Do I need to stage my Tysons home?

Staging is highly recommended for Tysons listings, particularly vacant high-rise condos and homes with non-rectangular or open-concept floor plans. Empty space reads as smaller in photography, and corporate-relocator buyers struggle to visualize furniture placement in unfamiliar spaces. Professional staging for a 2-bedroom Tysons condo typically costs $2,000-$4,500 and almost always pays for itself in a stronger initial offer or shorter days on market. The Jamil Brothers coordinate staging consultations with our vetted Northern Virginia partners as part of the 1.5% listing program.

Glossary

CMA (Comparative Market Analysis)

A written pricing analysis based on recently sold homes similar to yours in size, location, condition, and features.

DOM (Days on Market)

The number of days a property is actively listed before going under contract. Lower DOM signals stronger pricing.

EMD (Earnest Money Deposit)

A good-faith deposit a buyer puts down when an offer is accepted, typically 1-3% of the sale price, held in escrow.

Grantor Tax (Virginia)

A state transfer tax paid by the seller at $1 per $1,000 of sale price, plus regional add-ons in NOVA jurisdictions.

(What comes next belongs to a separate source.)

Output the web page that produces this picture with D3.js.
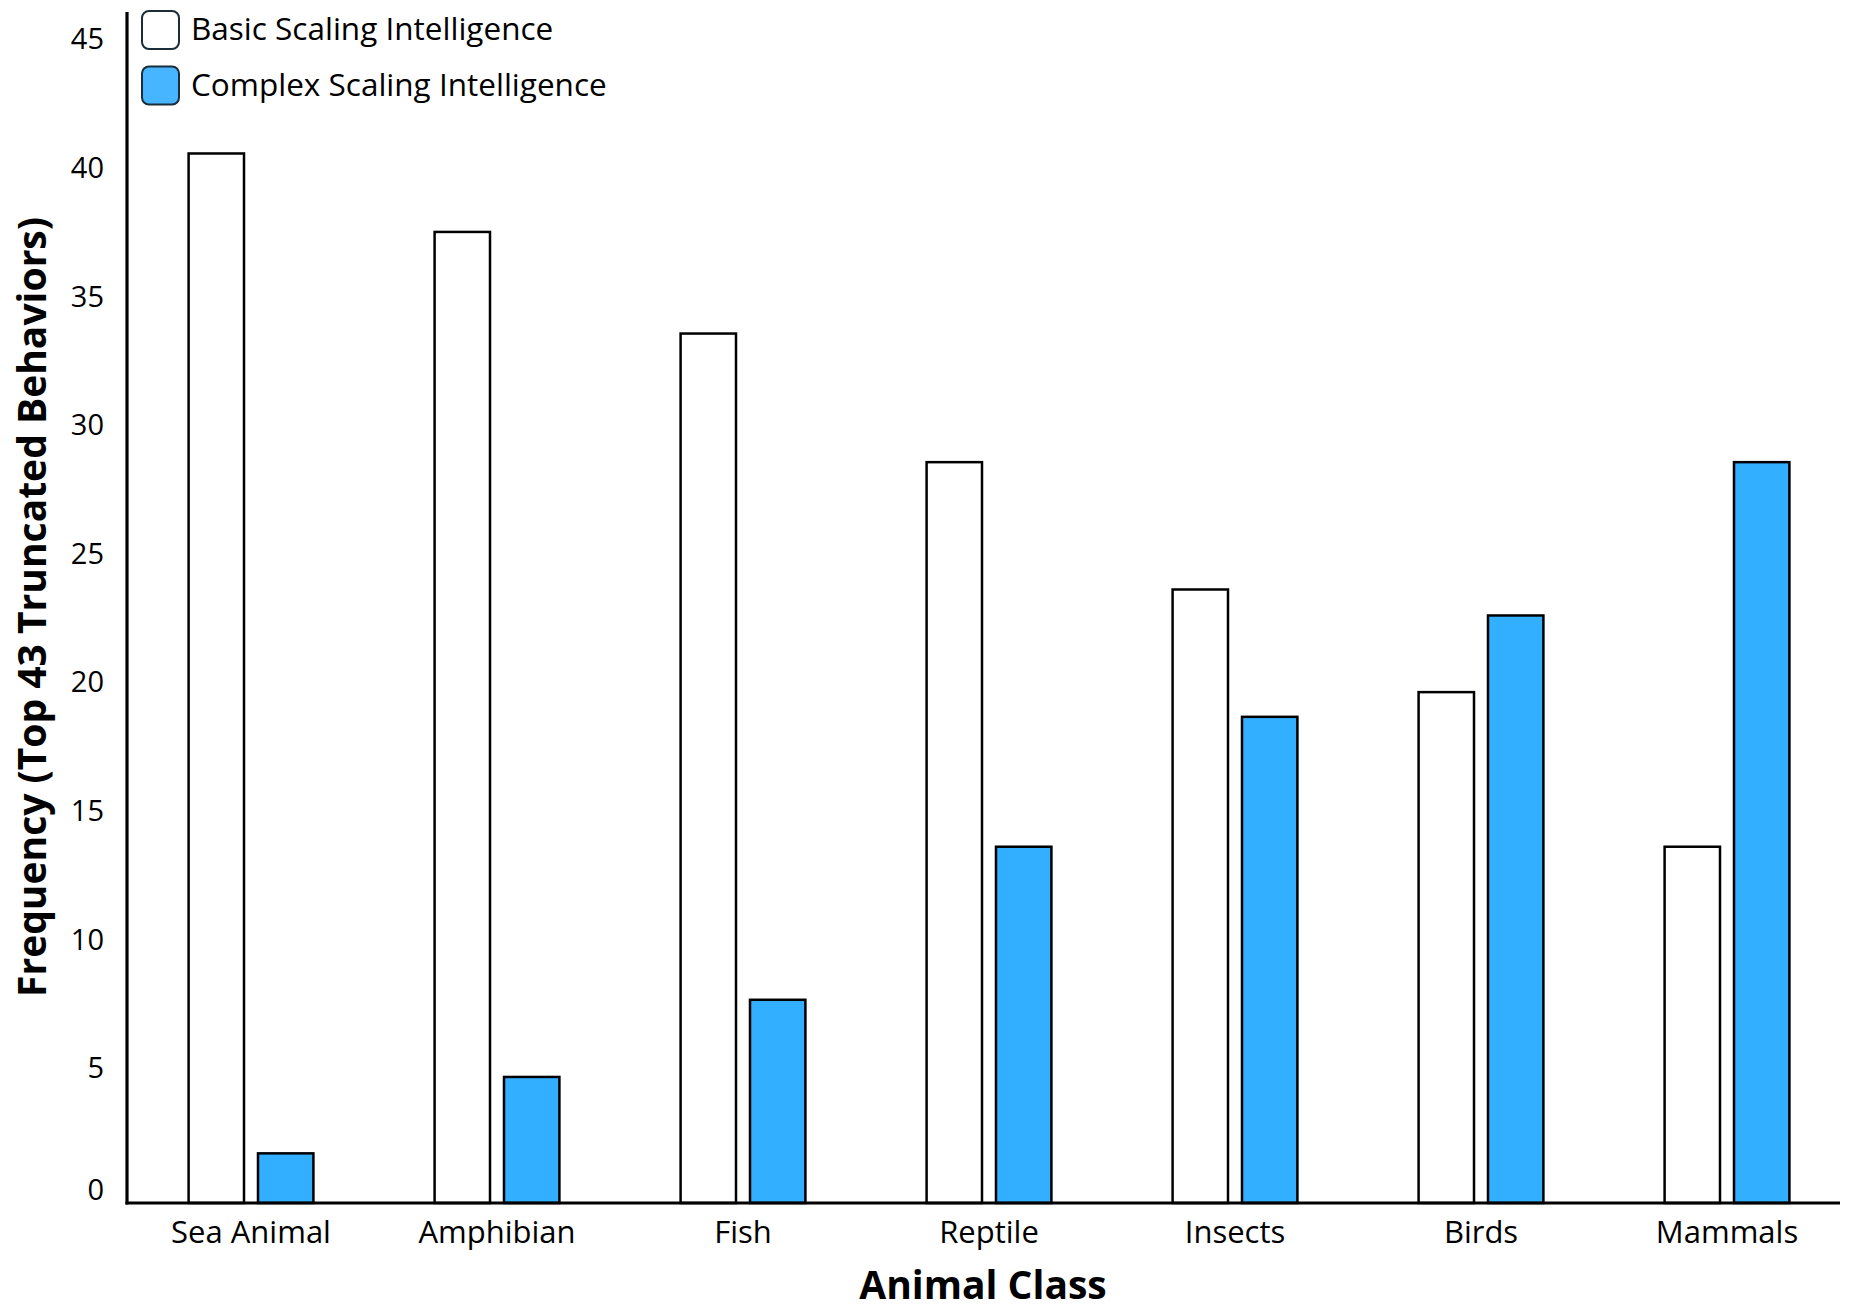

NOVA Congestion Relief Tax

An additional $0.15 per $100 of sale price collected on real estate sales in Northern Virginia jurisdictions.

Post-NAR Settlement

The August 2024 changes to buyer's agent commission practices — buyer-agent compensation is now negotiated separately in each offer.

Resale Package

Required Virginia disclosure document produced by an HOA or condo association for any resale, summarizing financials and rules.

List-to-Sale Ratio

The percentage of original list price a home ultimately sells for. A ratio above 100% means it sold above asking.